--- START OF MATERIAL PROVIDED ---

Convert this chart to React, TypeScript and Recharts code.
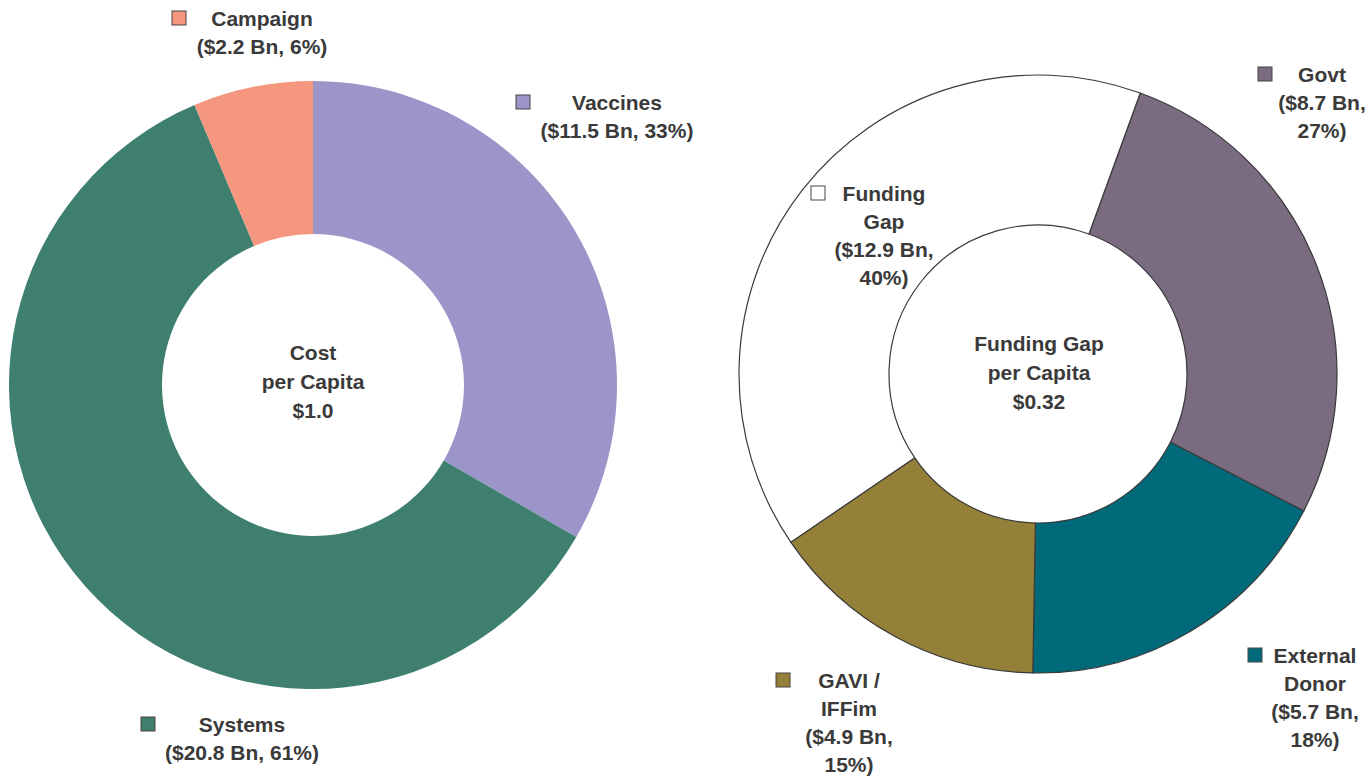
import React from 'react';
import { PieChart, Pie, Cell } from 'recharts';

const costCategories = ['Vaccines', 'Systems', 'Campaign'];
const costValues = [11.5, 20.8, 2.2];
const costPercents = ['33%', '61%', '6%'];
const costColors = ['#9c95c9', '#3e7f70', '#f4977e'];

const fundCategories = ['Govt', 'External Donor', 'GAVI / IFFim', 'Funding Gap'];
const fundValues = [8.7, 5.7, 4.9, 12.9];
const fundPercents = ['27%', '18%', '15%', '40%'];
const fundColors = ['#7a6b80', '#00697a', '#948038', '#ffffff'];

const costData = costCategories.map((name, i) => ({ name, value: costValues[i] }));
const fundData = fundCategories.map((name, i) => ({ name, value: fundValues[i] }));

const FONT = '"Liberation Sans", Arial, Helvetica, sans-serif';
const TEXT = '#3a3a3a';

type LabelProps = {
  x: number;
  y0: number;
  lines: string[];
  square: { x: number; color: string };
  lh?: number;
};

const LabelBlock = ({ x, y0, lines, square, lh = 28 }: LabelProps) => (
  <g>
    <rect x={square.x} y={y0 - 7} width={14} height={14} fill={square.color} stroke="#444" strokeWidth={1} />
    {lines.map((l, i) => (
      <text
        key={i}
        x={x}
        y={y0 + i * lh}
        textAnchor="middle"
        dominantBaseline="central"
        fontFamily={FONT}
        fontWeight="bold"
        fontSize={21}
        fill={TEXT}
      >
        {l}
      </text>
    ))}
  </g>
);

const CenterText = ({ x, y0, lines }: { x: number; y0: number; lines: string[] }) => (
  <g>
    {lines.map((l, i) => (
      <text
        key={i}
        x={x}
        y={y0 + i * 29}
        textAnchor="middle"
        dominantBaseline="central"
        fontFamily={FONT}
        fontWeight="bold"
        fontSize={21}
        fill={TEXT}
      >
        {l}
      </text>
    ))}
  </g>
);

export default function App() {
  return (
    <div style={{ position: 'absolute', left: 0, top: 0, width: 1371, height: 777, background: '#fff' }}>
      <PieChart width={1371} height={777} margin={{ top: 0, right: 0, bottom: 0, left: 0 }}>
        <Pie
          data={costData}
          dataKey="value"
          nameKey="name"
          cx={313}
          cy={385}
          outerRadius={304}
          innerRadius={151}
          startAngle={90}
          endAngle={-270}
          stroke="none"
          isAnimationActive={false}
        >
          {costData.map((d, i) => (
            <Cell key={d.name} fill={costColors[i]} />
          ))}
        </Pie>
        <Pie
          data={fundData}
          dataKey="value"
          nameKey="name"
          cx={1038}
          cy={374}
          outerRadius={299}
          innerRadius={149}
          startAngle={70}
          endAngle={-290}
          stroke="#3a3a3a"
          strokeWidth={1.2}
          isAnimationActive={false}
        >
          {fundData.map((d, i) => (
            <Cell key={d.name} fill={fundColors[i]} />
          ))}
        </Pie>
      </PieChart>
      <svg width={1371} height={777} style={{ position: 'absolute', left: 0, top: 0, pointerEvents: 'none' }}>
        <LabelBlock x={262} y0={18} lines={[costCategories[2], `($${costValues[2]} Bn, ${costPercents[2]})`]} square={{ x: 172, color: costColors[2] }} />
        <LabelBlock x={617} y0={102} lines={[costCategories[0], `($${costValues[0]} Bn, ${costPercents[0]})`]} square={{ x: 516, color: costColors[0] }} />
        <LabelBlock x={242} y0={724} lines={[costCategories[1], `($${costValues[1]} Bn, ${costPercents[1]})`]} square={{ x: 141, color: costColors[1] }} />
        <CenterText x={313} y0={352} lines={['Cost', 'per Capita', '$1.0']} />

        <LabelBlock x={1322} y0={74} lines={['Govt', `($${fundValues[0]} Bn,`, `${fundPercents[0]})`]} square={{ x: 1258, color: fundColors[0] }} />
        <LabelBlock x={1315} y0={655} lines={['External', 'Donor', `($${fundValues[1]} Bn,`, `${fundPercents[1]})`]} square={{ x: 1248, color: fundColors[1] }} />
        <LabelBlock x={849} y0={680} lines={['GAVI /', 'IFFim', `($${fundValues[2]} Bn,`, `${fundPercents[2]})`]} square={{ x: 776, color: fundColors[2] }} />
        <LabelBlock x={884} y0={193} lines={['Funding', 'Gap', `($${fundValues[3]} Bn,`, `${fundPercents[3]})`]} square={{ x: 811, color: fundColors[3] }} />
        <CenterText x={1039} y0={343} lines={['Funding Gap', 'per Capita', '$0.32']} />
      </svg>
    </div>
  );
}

--- END OF MATERIAL PROVIDED ---

■ **PROBLEM REQUIREMENTS**
Quote the material exactly. Pictures stay out.

■ **RESPONSE BELOW**
Convert this chart to React, TypeScript and Recharts code.
import React from 'react';
import { PieChart, Pie, Cell } from 'recharts';

const costCategories = ['Vaccines', 'Systems', 'Campaign'];
const costValues = [11.5, 20.8, 2.2];
const costPercents = ['33%', '61%', '6%'];
const costColors = ['#9c95c9', '#3e7f70', '#f4977e'];

const fundCategories = ['Govt', 'External Donor', 'GAVI / IFFim', 'Funding Gap'];
const fundValues = [8.7, 5.7, 4.9, 12.9];
const fundPercents = ['27%', '18%', '15%', '40%'];
const fundColors = ['#7a6b80', '#00697a', '#948038', '#ffffff'];

const costData = costCategories.map((name, i) => ({ name, value: costValues[i] }));
const fundData = fundCategories.map((name, i) => ({ name, value: fundValues[i] }));

const FONT = '"Liberation Sans", Arial, Helvetica, sans-serif';
const TEXT = '#3a3a3a';

type LabelProps = {
  x: number;
  y0: number;
  lines: string[];
  square: { x: number; color: string };
  lh?: number;
};

const LabelBlock = ({ x, y0, lines, square, lh = 28 }: LabelProps) => (
  <g>
    <rect x={square.x} y={y0 - 7} width={14} height={14} fill={square.color} stroke="#444" strokeWidth={1} />
    {lines.map((l, i) => (
      <text
        key={i}
        x={x}
        y={y0 + i * lh}
        textAnchor="middle"
        dominantBaseline="central"
        fontFamily={FONT}
        fontWeight="bold"
        fontSize={21}
        fill={TEXT}
      >
        {l}
      </text>
    ))}
  </g>
);

const CenterText = ({ x, y0, lines }: { x: number; y0: number; lines: string[] }) => (
  <g>
    {lines.map((l, i) => (
      <text
        key={i}
        x={x}
        y={y0 + i * 29}
        textAnchor="middle"
        dominantBaseline="central"
        fontFamily={FONT}
        fontWeight="bold"
        fontSize={21}
        fill={TEXT}
      >
        {l}
      </text>
    ))}
  </g>
);

export default function App() {
  return (
    <div style={{ position: 'absolute', left: 0, top: 0, width: 1371, height: 777, background: '#fff' }}>
      <PieChart width={1371} height={777} margin={{ top: 0, right: 0, bottom: 0, left: 0 }}>
        <Pie
          data={costData}
          dataKey="value"
          nameKey="name"
          cx={313}
          cy={385}
          outerRadius={304}
          innerRadius={151}
          startAngle={90}
          endAngle={-270}
          stroke="none"
          isAnimationActive={false}
        >
          {costData.map((d, i) => (
            <Cell key={d.name} fill={costColors[i]} />
          ))}
        </Pie>
        <Pie
          data={fundData}
          dataKey="value"
          nameKey="name"
          cx={1038}
          cy={374}
          outerRadius={299}
          innerRadius={149}
          startAngle={70}
          endAngle={-290}
          stroke="#3a3a3a"
          strokeWidth={1.2}
          isAnimationActive={false}
        >
          {fundData.map((d, i) => (
            <Cell key={d.name} fill={fundColors[i]} />
          ))}
        </Pie>
      </PieChart>
      <svg width={1371} height={777} style={{ position: 'absolute', left: 0, top: 0, pointerEvents: 'none' }}>
        <LabelBlock x={262} y0={18} lines={[costCategories[2], `($${costValues[2]} Bn, ${costPercents[2]})`]} square={{ x: 172, color: costColors[2] }} />
        <LabelBlock x={617} y0={102} lines={[costCategories[0], `($${costValues[0]} Bn, ${costPercents[0]})`]} square={{ x: 516, color: costColors[0] }} />
        <LabelBlock x={242} y0={724} lines={[costCategories[1], `($${costValues[1]} Bn, ${costPercents[1]})`]} square={{ x: 141, color: costColors[1] }} />
        <CenterText x={313} y0={352} lines={['Cost', 'per Capita', '$1.0']} />

        <LabelBlock x={1322} y0={74} lines={['Govt', `($${fundValues[0]} Bn,`, `${fundPercents[0]})`]} square={{ x: 1258, color: fundColors[0] }} />
        <LabelBlock x={1315} y0={655} lines={['External', 'Donor', `($${fundValues[1]} Bn,`, `${fundPercents[1]})`]} square={{ x: 1248, color: fundColors[1] }} />
        <LabelBlock x={849} y0={680} lines={['GAVI /', 'IFFim', `($${fundValues[2]} Bn,`, `${fundPercents[2]})`]} square={{ x: 776, color: fundColors[2] }} />
        <LabelBlock x={884} y0={193} lines={['Funding', 'Gap', `($${fundValues[3]} Bn,`, `${fundPercents[3]})`]} square={{ x: 811, color: fundColors[3] }} />
        <CenterText x={1039} y0={343} lines={['Funding Gap', 'per Capita', '$0.32']} />
      </svg>
    </div>
  );
}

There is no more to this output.